Re: [PATCHv2 04/29] x86/traps: Add #VE support for TDX guest

From: Kirill A. Shutemov
Date: Fri Feb 11 2022 - 20:44:25 EST


On Tue, Feb 01, 2022 at 10:02:41PM +0100, Thomas Gleixner wrote:
> > +/*
> > + * Virtualization Exceptions (#VE) are delivered to TDX guests due to
> > + * specific guest actions which may happen in either user space or the
> > + * kernel:
> > + *
> > + * * Specific instructions (WBINVD, for example)
> > + * * Specific MSR accesses
> > + * * Specific CPUID leaf accesses
> > + * * Access to unmapped pages (EPT violation)
> > + *
> > + * In the settings that Linux will run in, virtualization exceptions are
> > + * never generated on accesses to normal, TD-private memory that has been
> > + * accepted.
> > + *
> > + * Syscall entry code has a critical window where the kernel stack is not
> > + * yet set up. Any exception in this window leads to hard to debug issues
> > + * and can be exploited for privilege escalation. Exceptions in the NMI
> > + * entry code also cause issues. Returning from the exception handler with
> > + * IRET will re-enable NMIs and nested NMI will corrupt the NMI stack.
> > + *
> > + * For these reasons, the kernel avoids #VEs during the syscall gap and
> > + * the NMI entry code. Entry code paths do not access TD-shared memory,
> > + * MMIO regions, use #VE triggering MSRs, instructions, or CPUID leaves
> > + * that might generate #VE.
>
> How is that enforced or validated? What checks for a violation of that
> assumption?

Hm. I think we would have to rely on code audit for it.
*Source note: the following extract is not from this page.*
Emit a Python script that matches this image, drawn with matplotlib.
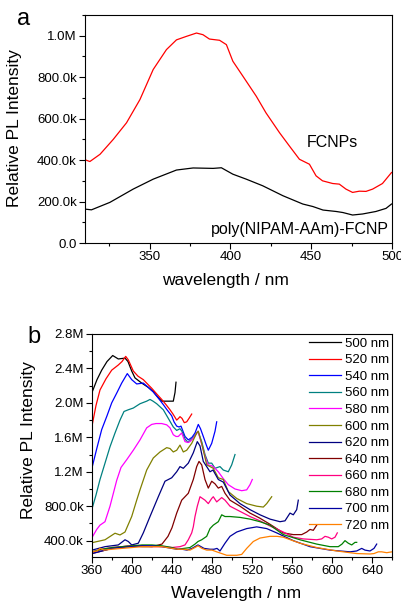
import numpy as np
import matplotlib
matplotlib.use("Agg")
import matplotlib.pyplot as plt
from matplotlib.ticker import MultipleLocator, FuncFormatter

plt.rcParams["font.family"] = ["Liberation Sans", "DejaVu Sans"]

# ---------------- panel a data (intensity in M counts) ---------------- #
wl_fcnp = [310.6, 313, 319.3, 327.5, 335.7, 344, 352.2, 360.4, 366.6, 372.8, 379, 383, 387, 393.3, 397.5,
           401.5, 407.7, 416, 422, 430.4, 436.5, 442.7, 448.9, 453, 457, 463.3, 467.4, 471.5, 475.6, 479.8,
           483.9, 488, 494.1, 499.7]
int_fcnp = [0.400, 0.393, 0.428, 0.50, 0.58, 0.692, 0.837, 0.933, 0.98, 0.997, 1.013, 1.005, 0.984, 0.978,
            0.957, 0.877, 0.805, 0.708, 0.628, 0.532, 0.468, 0.404, 0.38, 0.324, 0.30, 0.287, 0.284, 0.26,
            0.244, 0.25, 0.249, 0.26, 0.287, 0.34]

wl_poly = [310.6, 314, 325.4, 339.8, 352.2, 366.6, 376.9, 389.3, 394.4, 401.5, 409.8, 420, 432.5, 444.8,
           451, 457.3, 465.5, 469.6, 475.6, 481.8, 490, 496.3, 499.7]
int_poly = [0.163, 0.160, 0.196, 0.26, 0.308, 0.352, 0.362, 0.36, 0.363, 0.332, 0.308, 0.276, 0.228, 0.188,
            0.176, 0.159, 0.152, 0.147, 0.135, 0.14, 0.152, 0.167, 0.188]

# ---------------- panel b data (intensity in M counts) ---------------- #
exc_labels = ["500 nm", "520 nm", "540 nm", "560 nm", "580 nm", "600 nm",
              "620 nm", "640 nm", "660 nm", "680 nm", "700 nm", "720 nm"]

wl_500 = [360.3, 365, 369.7, 375, 380.7, 386.3, 393, 396, 399.7, 403, 409.7, 416.3, 421.3, 426.3, 429.7,
          436.3, 441.3, 443, 444]
int_500 = [2.13, 2.27, 2.38, 2.48, 2.55, 2.51, 2.52, 2.48, 2.37, 2.29, 2.23, 2.18, 2.13, 2.06, 2.02,
           2.02, 2.02, 2.12, 2.24]

wl_520 = [360.3, 364, 368, 374, 379.7, 386.3, 390, 393.7, 396.3, 401.3, 406, 411.3, 416.3, 419.7, 425,
          429.7, 434, 438, 441, 444.7, 446.5, 448, 450, 452.3, 454.7, 457, 459.7]
int_520 = [1.75, 1.97, 2.15, 2.28, 2.38, 2.44, 2.48, 2.54, 2.50, 2.37, 2.31, 2.27, 2.21, 2.17, 2.10,
           2.04, 1.98, 1.92, 1.87, 1.80, 1.82, 1.84, 1.82, 1.77, 1.78, 1.82, 1.87]

wl_540 = [360.3, 365, 369.7, 375, 379.7, 385, 389.7, 395.3, 399.7, 404.7, 411.3, 416.3, 421, 426, 431.3,
          435, 439.7, 442, 444.7, 447, 449, 451, 453, 456.3, 460, 463, 466.3, 468.5, 471.3, 474, 476.3,
          479.7, 483, 484.7]
int_540 = [1.26, 1.48, 1.69, 1.85, 2.00, 2.12, 2.23, 2.34, 2.27, 2.22, 2.23, 2.18, 2.13, 2.06, 1.98,
           1.92, 1.85, 1.78, 1.73, 1.72, 1.73, 1.67, 1.61, 1.57, 1.60, 1.65, 1.75, 1.70, 1.61, 1.52, 1.45,
           1.53, 1.67, 1.78]

wl_560 = [359.7, 364, 368, 373, 378, 383, 388, 392, 396.3, 401.3, 408, 414.7, 418, 421, 424.7, 431.3,
          436.3, 441.3, 444.7, 448, 450, 453, 456, 461.3, 466, 469.7, 473, 476.3, 479.7, 483, 488, 491.3,
          496.3, 499.7, 503]
int_560 = [0.757, 0.93, 1.11, 1.30, 1.49, 1.65, 1.80, 1.90, 1.92, 1.94, 1.99, 2.02, 2.04, 2.02, 1.99, 1.92,
           1.82, 1.72, 1.68, 1.70, 1.67, 1.58, 1.54, 1.60, 1.67, 1.55, 1.40, 1.30, 1.30, 1.24, 1.26, 1.22,
           1.20, 1.28, 1.40]

wl_580 = [359.7, 364.7, 368, 373, 378, 384.7, 389, 394.7, 401.3, 408, 414.7, 419.7, 424, 429.7, 434.7,
          438, 441.3, 444, 446.3, 449.7, 453, 456, 458, 462, 466, 469.7, 473, 476, 479.7, 483, 486.3,
          491.3, 496.3, 503, 509.7, 514.7, 518, 520.3]
int_580 = [0.43, 0.53, 0.58, 0.62, 0.80, 1.10, 1.25, 1.34, 1.45, 1.57, 1.71, 1.75, 1.76, 1.76, 1.745,
           1.71, 1.63, 1.61, 1.61, 1.65, 1.55, 1.54, 1.55, 1.60, 1.67, 1.52, 1.38, 1.28, 1.27, 1.24, 1.20,
           1.12, 1.05, 1.00, 0.98, 0.99, 1.05, 1.11]

wl_600 = [360.3, 373, 383, 388, 393, 399.7, 404.7, 408, 414.7, 421.3, 428, 434.7, 438, 441.3, 444.7, 448,
          451.3, 454.7, 459.7, 464.7, 466.3, 469.7, 474.7, 478, 481.3, 486.3, 491.3, 496.3, 504.7, 514.7,
          524.7, 531.3, 534.7, 539.7]
int_600 = [0.377, 0.41, 0.486, 0.466, 0.50, 0.68, 0.87, 0.99, 1.22, 1.36, 1.43, 1.48, 1.47, 1.43, 1.45,
           1.51, 1.43, 1.45, 1.53, 1.65, 1.67, 1.53, 1.28, 1.26, 1.24, 1.13, 1.11, 0.97, 0.89, 0.83, 0.80,
           0.79, 0.83, 0.91]

wl_620 = [360, 373, 386.3, 393, 396.3, 399.7, 406.3, 411.3, 418, 426.3, 433, 439.7, 444.7, 448, 451.3,
          456.3, 461.3, 465.3, 468, 471.3, 474.7, 478, 481, 486.3, 491.3, 498, 508, 518, 528, 538, 548, 553,
          558, 561.3, 564.7, 566.3]
int_620 = [0.29, 0.33, 0.35, 0.41, 0.39, 0.35, 0.37, 0.49, 0.68, 0.91, 1.09, 1.13, 1.20, 1.26, 1.24,
           1.30, 1.42, 1.55, 1.50, 1.32, 1.26, 1.20, 1.22, 1.11, 1.08, 0.93, 0.83, 0.76, 0.70, 0.65, 0.62,
           0.63, 0.72, 0.70, 0.76, 0.87]

wl_640 = [360, 370, 380, 390, 400, 410, 420, 430, 436, 440, 444.7, 449.7, 456.3, 461.3, 464.7, 467, 469.7,
          473, 476.3, 479.7, 483, 486.3, 489.7, 493, 498, 508, 518, 528, 538, 551.3, 561.3, 569.7, 574.7,
          578, 581.3, 584.7]
int_640 = [0.25, 0.28, 0.31, 0.33, 0.34, 0.33, 0.33, 0.36, 0.45, 0.55, 0.72, 0.87, 0.95, 1.11, 1.26, 1.32,
           1.28, 1.11, 1.01, 1.09, 1.06, 1.01, 1.03, 0.95, 0.87, 0.80, 0.72, 0.66, 0.59, 0.49, 0.47, 0.47,
           0.50, 0.53, 0.52, 0.58]

wl_660 = [360, 370, 380, 390, 400, 410, 420, 430, 440, 448, 453, 456.3, 459.7, 461.3, 463, 465.3, 468, 473,
          476.3, 479.7, 481.3, 484.7, 489.7, 493, 498, 508, 518, 528, 538, 551.3, 561.3, 571.3, 584.7, 589.7,
          593, 596.3, 599.7, 603, 605.3]
int_660 = [0.27, 0.30, 0.32, 0.33, 0.34, 0.34, 0.33, 0.33, 0.32, 0.33, 0.35, 0.41, 0.49, 0.56, 0.68, 0.80,
           0.91, 0.87, 0.83, 0.89, 0.91, 0.85, 0.90, 0.87, 0.80, 0.74, 0.68, 0.63, 0.57, 0.50, 0.44, 0.42,
           0.41, 0.42, 0.45, 0.44, 0.42, 0.44, 0.49]

wl_680 = [360, 370, 380, 390, 400, 410, 420, 430, 440, 446, 452, 458, 463, 466, 469.7, 474.7, 478, 481.3,
          486.3, 489.7, 493, 498, 508, 518, 528, 538, 551.3, 568, 584.7, 598, 606.3, 610, 613, 616.3, 619.7,
          623, 624.7]
int_680 = [0.27, 0.30, 0.32, 0.33, 0.34, 0.35, 0.35, 0.34, 0.32, 0.30, 0.31, 0.32, 0.36, 0.39, 0.41, 0.45,
           0.54, 0.58, 0.62, 0.70, 0.68, 0.68, 0.67, 0.65, 0.62, 0.58, 0.47, 0.41, 0.36, 0.33, 0.33, 0.36,
           0.40, 0.37, 0.35, 0.38, 0.38]

wl_700 = [360, 370, 380, 390, 400, 410, 420, 430, 440, 445, 450, 455, 460, 466, 472, 478, 482, 485, 488,
          493, 498, 504.7, 514.7, 524.7, 534.7, 544.7, 561.3, 578, 598, 618, 624.7, 629.7, 633, 638, 642,
          644.7]
int_700 = [0.25, 0.28, 0.31, 0.32, 0.33, 0.34, 0.34, 0.33, 0.31, 0.30, 0.30, 0.29, 0.31, 0.35, 0.31, 0.30,
           0.30, 0.31, 0.28, 0.37, 0.45, 0.50, 0.54, 0.56, 0.54, 0.49, 0.40, 0.33, 0.29, 0.27, 0.28, 0.31,
           0.29, 0.28, 0.31, 0.36]

wl_720 = [360, 365, 368, 372, 380, 390, 400, 410, 420, 430, 440, 446, 452, 458, 463, 466, 470, 474.7, 480,
          484.7, 494.7, 504.7, 509.7, 514.7, 521.3, 528, 538, 545, 551.3, 568, 584.7, 604.7, 624.7, 638,
          642, 646.3, 649.7, 654.7, 660]
int_720 = [0.27, 0.28, 0.31, 0.29, 0.30, 0.31, 0.32, 0.33, 0.33, 0.33, 0.31, 0.30, 0.30, 0.29, 0.32, 0.34,
           0.31, 0.29, 0.29, 0.27, 0.23, 0.23, 0.24, 0.31, 0.39, 0.43, 0.45, 0.45, 0.44, 0.37, 0.32, 0.28,
           0.25, 0.245, 0.25, 0.27, 0.27, 0.26, 0.27]

wl_b = [wl_500, wl_520, wl_540, wl_560, wl_580, wl_600, wl_620, wl_640, wl_660, wl_680, wl_700, wl_720]
int_b = [int_500, int_520, int_540, int_560, int_580, int_600, int_620, int_640, int_660, int_680,
         int_700, int_720]
colors_b = ["#000000", "#FF0000", "#0000FF", "#008080", "#FF00FF", "#808000",
            "#000080", "#800000", "#FF0080", "#008000", "#0000A0", "#FF8000"]


def eng_fmt(v, pos):
    # Origin style engineering labels: 0.0, 200.0k, 1.0M
    if abs(v) < 1:
        return "0.0"
    if abs(v) >= 1e6 - 1:
        return "%.1fM" % (v / 1e6)
    return "%.1fk" % (v / 1e3)


def style_axis(ax, fs):
    for s in ["top", "bottom", "left", "right"]:
        ax.spines[s].set_linewidth(0.8)
    ax.tick_params(which="both", direction="out", top=False, right=False, labelsize=fs, pad=2)
    ax.tick_params(which="major", length=4, width=0.8)
    ax.tick_params(which="minor", length=2.5, width=0.8)
    ax.yaxis.set_major_formatter(FuncFormatter(eng_fmt))


W, H = 402, 604
fig = plt.figure(figsize=(W / 100, H / 100), dpi=100)

# ---------------- panel a ---------------- #
ax1 = fig.add_axes([85 / W, 1 - 243 / H, (392 - 85) / W, (243 - 15) / H])
ax1.plot(wl_fcnp, np.array(int_fcnp) * 1e6, color="#FF0000", lw=0.9)
ax1.plot(wl_poly, np.array(int_poly) * 1e6, color="#000000", lw=0.9)
ax1.set_xlim(310, 500)
ax1.set_ylim(0, 1.1e6)
ax1.xaxis.set_major_locator(MultipleLocator(50))
ax1.xaxis.set_minor_locator(MultipleLocator(25))
ax1.yaxis.set_major_locator(MultipleLocator(2e5))
ax1.yaxis.set_minor_locator(MultipleLocator(1e5))
style_axis(ax1, 9.5)
ax1.set_xlabel("wavelength / nm", fontsize=12.5)
ax1.set_ylabel("Relative PL Intensity", fontsize=12.5)
ax1.xaxis.set_label_coords(0.456, -0.132)
ax1.yaxis.set_label_coords(-0.206, 0.504)
ax1.text(463, 0.486e6, "FCNPs", fontsize=11.5, ha="center", va="center")
ax1.text(498.3, 0.064e6, "poly(NIPAM-AAm)-FCNP", fontsize=11.5, ha="right", va="center")
fig.text(17 / W, 1 - 25 / H, "a", fontsize=17, ha="left", va="baseline")

# ---------------- panel b ---------------- #
ax2 = fig.add_axes([92 / W, 1 - 557 / H, (392 - 92) / W, (557 - 334) / H])
for k in range(len(wl_b)):
    ax2.plot(wl_b[k], np.array(int_b[k]) * 1e6, color=colors_b[k], lw=0.9, label=exc_labels[k])
ax2.set_xlim(360, 660)
ax2.set_ylim(0.21e6, 2.8e6)
ax2.xaxis.set_major_locator(MultipleLocator(40))
ax2.xaxis.set_minor_locator(MultipleLocator(20))
ax2.yaxis.set_major_locator(MultipleLocator(4e5))
ax2.yaxis.set_minor_locator(MultipleLocator(2e5))
style_axis(ax2, 9.5)
ax2.set_xlabel("Wavelength / nm", fontsize=12.5)
ax2.set_ylabel("Relative PL Intensity", fontsize=12.5)
ax2.xaxis.set_label_coords(0.479, -0.13)
ax2.yaxis.set_label_coords(-0.187, 0.525)
ax2.legend(loc="upper left", bbox_to_anchor=(0.723, 0.985), frameon=False, fontsize=9.5,
           handlelength=2.45, handletextpad=0.25, labelspacing=0.33, borderpad=0, borderaxespad=0)
fig.text(27 / W, 1 - 343 / H, "b", fontsize=17, ha="left", va="baseline")

fig.savefig("out.png", dpi=100)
Entry code has no #VE inducing things: no port I/O, CPUID, HLT,
MONITOR/MWAIT, WBINVD/INVD, HLT, VMCALL.

There's single MSR read for MSR_GS_BASE paranoid_entry(), but it doesn't
trigger #VE either.

Other possible source of #VE is shared memory. If somebody tricks kernel
to access shared memory from entry code we have a bigger problem to deal
with than #VE in syscall gap.

Or do you have something more strict than code audit in mind? I don't see
it.

--
Kirill A. Shutemov